Now when I come to this table, I remind myself that I am committed to generous living. Discipline is moderation in all things generosity means that I am responsible for the resources God has given me not to consume all of the bread but to break it down and pass it around. For we are the community, the body of Christ from which the world eats. From one loaf of bread we all partake which is broken down to feed the world. That I why we take a special offering each time we receive communion, to remind us we have been blessed so we might be a blessing. So that you and the church can be there when someone has a medical bill to pay, lights which are about to be shut off, a home that is about to be lost through eviction or a hunger because the cabinets and pantry are empty.
Communion is a reminder of the gift we have received in Jesus Christ.
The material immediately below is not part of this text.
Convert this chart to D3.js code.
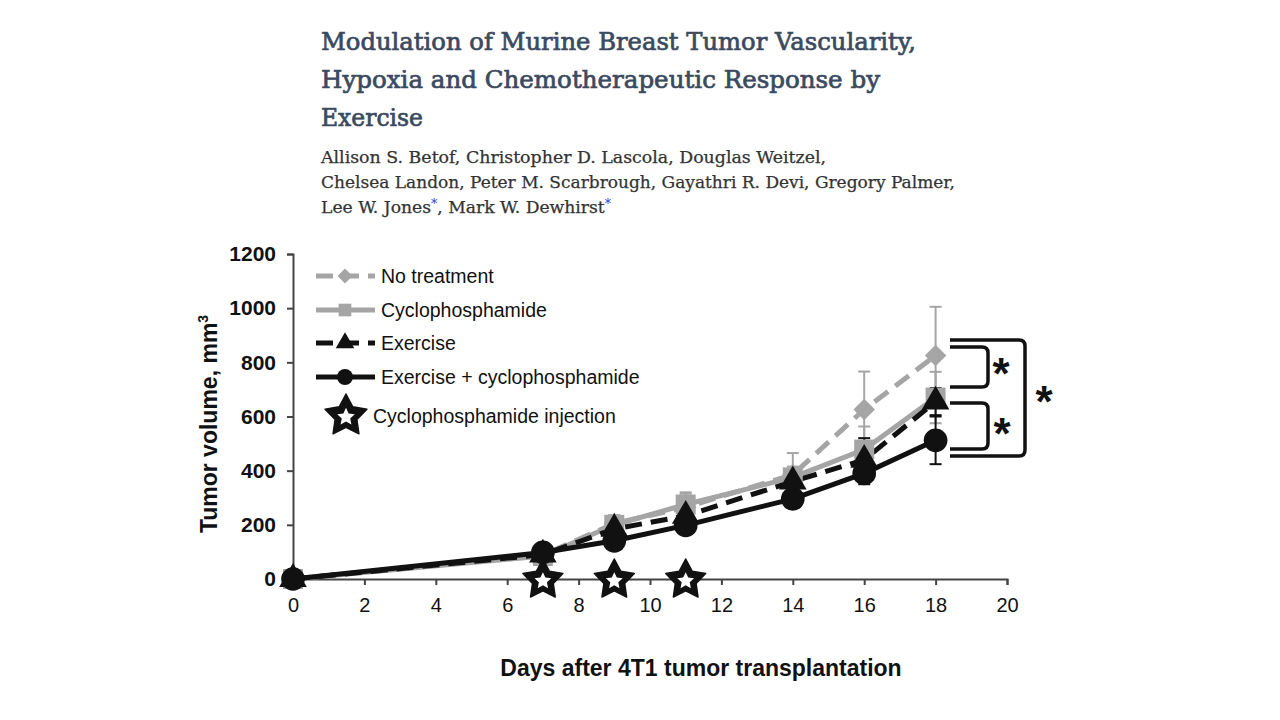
<!DOCTYPE html>
<html>
<head>
<meta charset="utf-8">
<script src="https://cdn.jsdelivr.net/npm/d3@7"></script>
<style>
  html, body { margin: 0; padding: 0; background: #fff; }
  svg { display: block; }
</style>
</head>
<body>
<svg id="chart" width="1280" height="720"></svg>
<script>
// ---------------- DATA ----------------
const titleLines = [
  "Modulation of Murine Breast Tumor Vascularity,",
  "Hypoxia and Chemotherapeutic Response by",
  "Exercise"
];
const authorLines = [
  "Allison S. Betof, Christopher D. Lascola, Douglas Weitzel,",
  "Chelsea Landon, Peter M. Scarbrough, Gayathri R. Devi, Gregory Palmer,"
];
const days = [0, 7, 9, 11, 14, 16, 18];
const seriesNames = ["No treatment", "Cyclophosphamide", "Exercise", "Exercise + cyclophosphamide"];
const noTreatment   = [0, 88, 205, 265, 385, 626, 825];
const cyclo         = [0, 85, 200, 275, 375, 478, 670];
const exercise      = [0, 90, 185, 233, 360, 440, 655];
const exCyclo       = [0, 98, 141, 198, 296, 390, 512];
const errNoTreat    = [0, 10, 30, 50, 80, 140, 180];
const errCyclo      = [0, 8, 35, 45, 40, 85, 95];
const errExercise   = [0, 8, 15, 25, 30, 80, 50];
const errExCyclo    = [0, 8, 15, 20, 25, 40, 88];
const injectionDays = [7, 9, 11];
const xTicks = [0, 2, 4, 6, 8, 10, 12, 14, 16, 18, 20];
const yTicks = [0, 200, 400, 600, 800, 1000, 1200];
const xLabel = "Days after 4T1 tumor transplantation";
const yLabel = "Tumor volume, mm";
const injectionLabel = "Cyclophosphamide injection";

// ---------------- SETUP ----------------
const svg = d3.select("#chart");
const GRAY = "#a5a5a5", BLACK = "#111";
const sans = "'Liberation Sans', Arial, sans-serif";
const serif = "'DejaVu Serif', 'Liberation Serif', serif";

const x = d3.scaleLinear().domain([0, 20]).range([293, 1007]);
const y = d3.scaleLinear().domain([0, 1200]).range([579, 254]);

// ---------------- HEADER ----------------
const titleWidths = [595, 559, 102];
titleLines.forEach((t, i) => {
  svg.append("text")
    .attr("x", 321).attr("y", 50 + i * 38)
    .attr("font-family", serif).attr("font-size", 24)
    .attr("fill", "#3b4a5f").attr("stroke", "#3b4a5f").attr("stroke-width", 0.7)
    .attr("textLength", titleWidths[i]).attr("lengthAdjust", "spacingAndGlyphs")
    .text(t);
});
const authorWidths = [505, 634];
authorLines.forEach((t, i) => {
  svg.append("text")
    .attr("x", 321).attr("y", 163 + i * 25)
    .attr("font-family", serif).attr("font-size", 16.5)
    .attr("fill", "#333").attr("stroke", "#333").attr("stroke-width", 0.25)
    .attr("textLength", authorWidths[i]).attr("lengthAdjust", "spacingAndGlyphs")
    .text(t);
});
const a3 = svg.append("text")
  .attr("x", 321).attr("y", 213)
  .attr("font-family", serif).attr("font-size", 16.5).attr("fill", "#333")
  .attr("stroke", "#333").attr("stroke-width", 0.25)
  .attr("textLength", 290).attr("lengthAdjust", "spacingAndGlyphs");
a3.append("tspan").text("Lee W. Jones");
a3.append("tspan").attr("fill", "#2a36d6").attr("stroke", "none").attr("dy", -5).attr("font-size", 12).text("*");
a3.append("tspan").attr("dy", 5).text(", Mark W. Dewhirst");
a3.append("tspan").attr("fill", "#2a36d6").attr("stroke", "none").attr("dy", -5).attr("font-size", 12).text("*");

// ---------------- AXES ----------------
const gx = svg.append("g").attr("transform", `translate(0,${y(0)})`)
  .call(d3.axisBottom(x).tickValues(xTicks).tickSize(6).tickPadding(13).tickFormat(d3.format("d")));
gx.select(".domain").attr("stroke", "#444").attr("stroke-width", 2);
gx.selectAll(".tick line").attr("stroke", "#444").attr("stroke-width", 2);
gx.selectAll(".tick text").attr("font-family", sans).attr("font-size", 20).attr("fill", "#111");

const gy = svg.append("g").attr("transform", `translate(${x(0)},0)`)
  .call(d3.axisLeft(y).tickValues(yTicks).tickSize(6).tickPadding(11).tickFormat(d3.format("d")));
gy.select(".domain").attr("stroke", "#444").attr("stroke-width", 2);
gy.selectAll(".tick line").attr("stroke", "#444").attr("stroke-width", 2);
gy.selectAll(".tick text").attr("font-family", sans).attr("font-size", 21)
  .attr("font-weight", "bold").attr("fill", "#111");

// Axis titles
svg.append("text")
  .attr("x", 701).attr("y", 676).attr("text-anchor", "middle")
  .attr("font-family", sans).attr("font-weight", "bold").attr("font-size", 23).attr("fill", "#111")
  .text(xLabel);
const yl = svg.append("text")
  .attr("transform", "translate(217,424) rotate(-90)").attr("text-anchor", "middle")
  .attr("font-family", sans).attr("font-weight", "bold").attr("font-size", 23).attr("fill", "#111");
yl.append("tspan").text(yLabel);
yl.append("tspan").attr("dy", -9).attr("font-size", 14).text("3");

// ---------------- SERIES ----------------
const series = [
  { name: seriesNames[0], vals: noTreatment, err: errNoTreat, color: GRAY, dash: "17,9", shape: "diamond" },
  { name: seriesNames[1], vals: cyclo, err: errCyclo, color: GRAY, dash: null, shape: "square" },
  { name: seriesNames[2], vals: exercise, err: errExercise, color: BLACK, dash: "17,9", shape: "triangle" },
  { name: seriesNames[3], vals: exCyclo, err: errExCyclo, color: BLACK, dash: null, shape: "circle" }
];

function symPath(shape, s) {
  const map = { diamond: d3.symbolSquare, square: d3.symbolSquare, triangle: d3.symbolTriangle, circle: d3.symbolCircle };
  return d3.symbol().type(map[shape]).size(s)();
}
const sizes = { diamond: 230, square: 400, triangle: 330, circle: 440 };

const line = d3.line().x((d, i) => x(days[i])).y(d => y(d));

series.forEach(s => {
  svg.append("path").datum(s.vals)
    .attr("d", line).attr("fill", "none")
    .attr("stroke", s.color).attr("stroke-width", 5)
    .attr("stroke-dasharray", s.dash);
});

// Error bars
series.forEach(s => {
  const g = svg.append("g").attr("stroke", s.color).attr("stroke-width", 2);
  days.forEach((d, i) => {
    if (!s.err[i]) return;
    const cx = x(d), top = y(s.vals[i] + s.err[i]), bot = y(s.vals[i] - s.err[i]);
    g.append("line").attr("x1", cx).attr("x2", cx).attr("y1", top).attr("y2", bot);
    g.append("line").attr("x1", cx - 6).attr("x2", cx + 6).attr("y1", top).attr("y2", top);
    g.append("line").attr("x1", cx - 6).attr("x2", cx + 6).attr("y1", bot).attr("y2", bot);
  });
});

// Markers
series.forEach(s => {
  svg.append("g").selectAll("path").data(s.vals).join("path")
    .attr("d", symPath(s.shape, sizes[s.shape]))
    .attr("transform", (d, i) => `translate(${x(days[i])},${y(d)})` + (s.shape === "diamond" ? " rotate(45)" : ""))
    .attr("fill", s.color);
});

// Stars
function starPoints(cx, cy, R, r) {
  const pts = [];
  for (let k = 0; k < 10; k++) {
    const a = -Math.PI / 2 + k * Math.PI / 5;
    const rad = k % 2 === 0 ? R : r;
    pts.push([cx + rad * Math.cos(a), cy + rad * Math.sin(a)]);
  }
  return pts.map(p => p.join(",")).join(" ");
}
function drawStar(cx, cy, R) {
  svg.append("polygon").attr("points", starPoints(cx, cy, R, R * 0.52))
    .attr("fill", BLACK).attr("stroke", BLACK).attr("stroke-width", 1.5).attr("stroke-linejoin", "round");
  svg.append("polygon").attr("points", starPoints(cx, cy + R * 0.05, R * 0.42, R * 0.42 * 0.48)).attr("fill", "#fff");
}
injectionDays.forEach(d => drawStar(x(d), y(0) + 1, 21));

// ---------------- LEGEND ----------------
const legY = [276, 310, 343, 377];
const legSizes = { diamond: 110, square: 160, triangle: 150, circle: 200 };
series.forEach((s, i) => {
  const ly = legY[i];
  svg.append("line").attr("x1", 316).attr("x2", 375).attr("y1", ly).attr("y2", ly)
    .attr("stroke", s.color).attr("stroke-width", 5).attr("stroke-dasharray", s.dash);
  svg.append("path").attr("d", symPath(s.shape, legSizes[s.shape]))
    .attr("transform", `translate(345,${ly})` + (s.shape === "diamond" ? " rotate(45)" : ""))
    .attr("fill", s.color);
  svg.append("text").attr("x", 381).attr("y", ly + 7)
    .attr("font-family", sans).attr("font-size", 19.5).attr("fill", "#111").text(s.name);
});
drawStar(346, 416, 22);
svg.append("text").attr("x", 373).attr("y", 423)
  .attr("font-family", sans).attr("font-size", 19.5).attr("fill", "#111").text(injectionLabel);

// ---------------- SIGNIFICANCE BRACKETS ----------------
function bracket(x0, x1, y0, y1, rr) {
  return `M${x0},${y0} L${x1 - rr},${y0} Q${x1},${y0} ${x1},${y0 + rr} L${x1},${y1 - rr} Q${x1},${y1} ${x1 - rr},${y1} L${x0},${y1}`;
}
const br = svg.append("g").attr("fill", "none").attr("stroke", BLACK).attr("stroke-width", 3.5);
br.append("path").attr("d", bracket(950, 1025, 340, 456, 6));
br.append("path").attr("d", bracket(950, 988, 347, 387, 6));
br.append("path").attr("d", bracket(950, 988, 403, 449, 6));
const ast = [[1001, 365], [1002, 425], [1044, 393]];
ast.forEach(p => {
  svg.append("text").attr("x", p[0]).attr("y", p[1] + 24).attr("text-anchor", "middle")
    .attr("font-family", sans).attr("font-weight", "bold").attr("font-size", 44).attr("fill", BLACK).text("*");
});
</script>
</body>
</html>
It’s a reminder that we need to come with an attitude of the gratitude for the magnitude of what God has done in my life, is doing and has promised He will do. And it is a renewed commitment to a lifestyle of generosity and humble servanthood. Slide 1 Cor 11:27-28 , So then whoever eats the bread or drinks the cup of the Lord in an unworthy manner will be guilty of sinning against the body and blood of the Lord. Everyone ought to examine themselves before they eat of the bread and drink of the cup.”
Roger Rose tells the story of when he was a boy more than 60 years ago. A dirt road ran alongside their house, and only on rare occasions would there be a car on it. But one day as his brother was crossing the road on his bike, a car came roaring over the hill, and he was run over, killing him instantly. Later, when my dad picked up the mangled, twisted bike, I heard him sob out loud for the first time in my life! He carried it to the barn and placed it in a spot we seldom used. Father’s terrible sorrow eased with the passing of time, but for many years whenever he saw that bike, tears began streaming down his face. Since then I have often prayed, ‘Lord, keep the memory of your death that fresh in me! Every time I partake of your memorial supper, let my heart be stirred as if it occurred only yesterday. Never let the communion become a mere formality, but always a tender and touching experience.’